Last month, at age 70, I graduated from the University of Chicago. Well, sort of. I earned a certificate for completing a three-quarter, in-person course called the Leadership & Society Initiative. I spent my life with 19 strangers — some retired, some on the glide path to it — who wanted to reexamine their lives and their world to find meaning and purpose. Harvard, Stanford and Notre Dame have similar courses, and they are all growing in popularity every year. Every graduate I’ve talked to claims it was a life-changer. It was for me, too.
Going back to school was a powerful rebuke to ageism — to all the stereotypes about “old” people that creep into our language and thinking. We have the vision, the drive and the skills to not only change our own lives, but also to help bring meaningful change for the generations to come. Seats on corporate or social sector boards are fine, but we can do more to address societal problems with skills, energy and passion.
The only thing we don’t have is infinite amounts of time. Nobody does.
My classmates and I completed more than 250 hours of graduate-level coursework that opened up our minds and challenged our preconceived notions about ourselves and the world. We read the writings of ancient philosophers, radical proposals for changes to the philanthropic sector and dense academic research on virtually everything and learned about global security threats. We listened to a Nobel laureate in economics, who had a sly sense of humor and indecipherable charts, and a professor who went undercover in hostess bars in Vietnam to understand the murky world between legal and illegal flows of funds.
We graduated with ambitious projects that we created. They address small pieces of intractable issues, often using technology or focused on children. We will be re-imagining education, literacy, health care, work skills and employment, food insecurity, retirement, the relationship between wealthy universities and the poor neighborhoods that surround them and the funding mechanism for anti-violence programs. Now, with time and perspective, we are fully committed to designing and leading change in the sector of our choosing.
This is not a competition between us retirees and Gen Zers for jobs. Instead, we want to use our superpowers for good — we have hard-won wisdom and experience, executive and managerial skills, and strategy. We have the luxury of time and resources to get things done — it’s tough to change the world when you also have a day job.

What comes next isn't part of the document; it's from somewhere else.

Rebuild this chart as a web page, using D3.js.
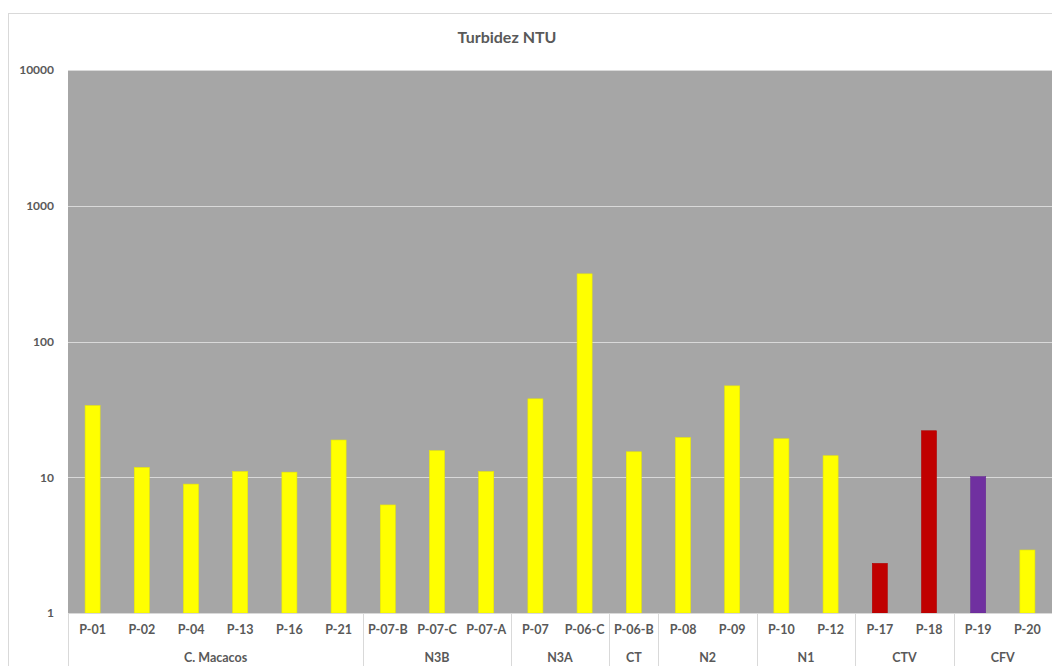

Boomers have power. Our voting demographic is as large as 18- to 27-year-olds, but we show up and vote more consistently. Boomers have wealth that is expected to transfer more than $70 trillion in the next 20 years to Gen Xers, millennials and Gen Zers. Billions more will be given to charity, a powerful economic infusion of resources independent of government control.
Some boomers tend to play the short game: Why should I care about public education? I haven’t had a kid in school for decades. Why should I worry about health care? I have Medicare. Why should I worry about climate change? I’ll be dead.

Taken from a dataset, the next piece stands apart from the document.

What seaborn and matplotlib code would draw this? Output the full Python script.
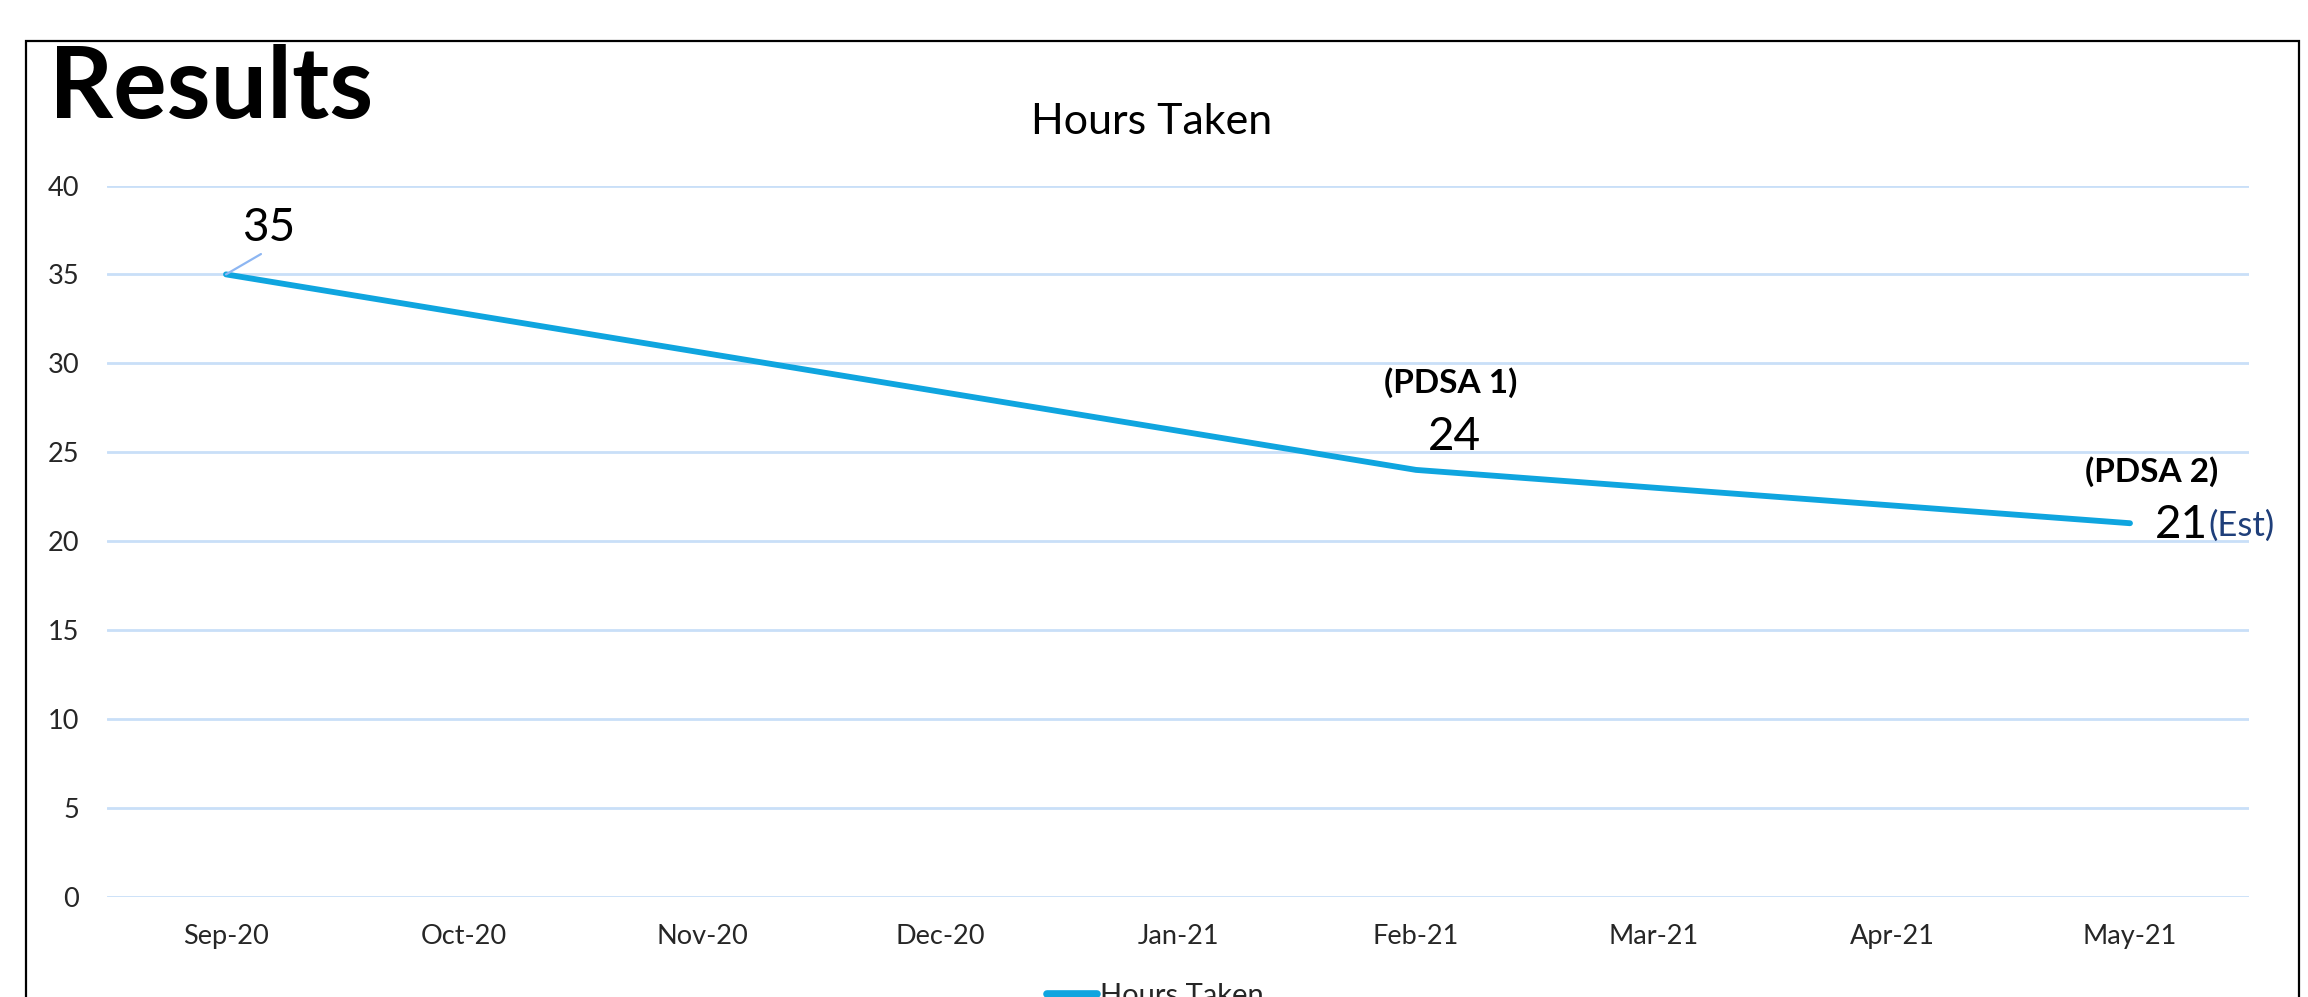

But then there’s the long game — creating a legacy that paves the way for another “greatest generation” and not the one in which we have trashed it all by caring just for ourselves and just in the moment.
As a country, we find ourselves dividing into more and more factions, often ridiculing each other based on stereotypes, making up some memes and snappy names and watching the fun begin.
This is stupid. Whenever we ridicule a group or diminish them, we intensify tribalism — to our detriment. We also forget that such behavior can come back around with unintended consequences.
But generations do not need to be at odds. As my classmates listened and learned from 20-somethings, we emerged energized and ready to do that in real life. Together, we absolutely can get big things done.
Two things I’ve learned: First, if you’re retired or approaching it and thinking of taking a big leap to find new purpose, have no fear of failure, except failing to try. There’s no human resources department for retirees: no educational benefits, no paid leave, no sabbaticals. If we want something life-changing, that’s on us.
And I’ve also learned that ageism is a bias against your future self. Everyone is aging, and nobody is getting younger. It happens faster than you think. Beware.
Elizabeth Heller Allen just completed the Leadership & Society Initiative course, plus nine months of graduate school attending classes with 20- and 30-year-olds. She is also a graduate of Northwestern University’s Medill School of Journalism.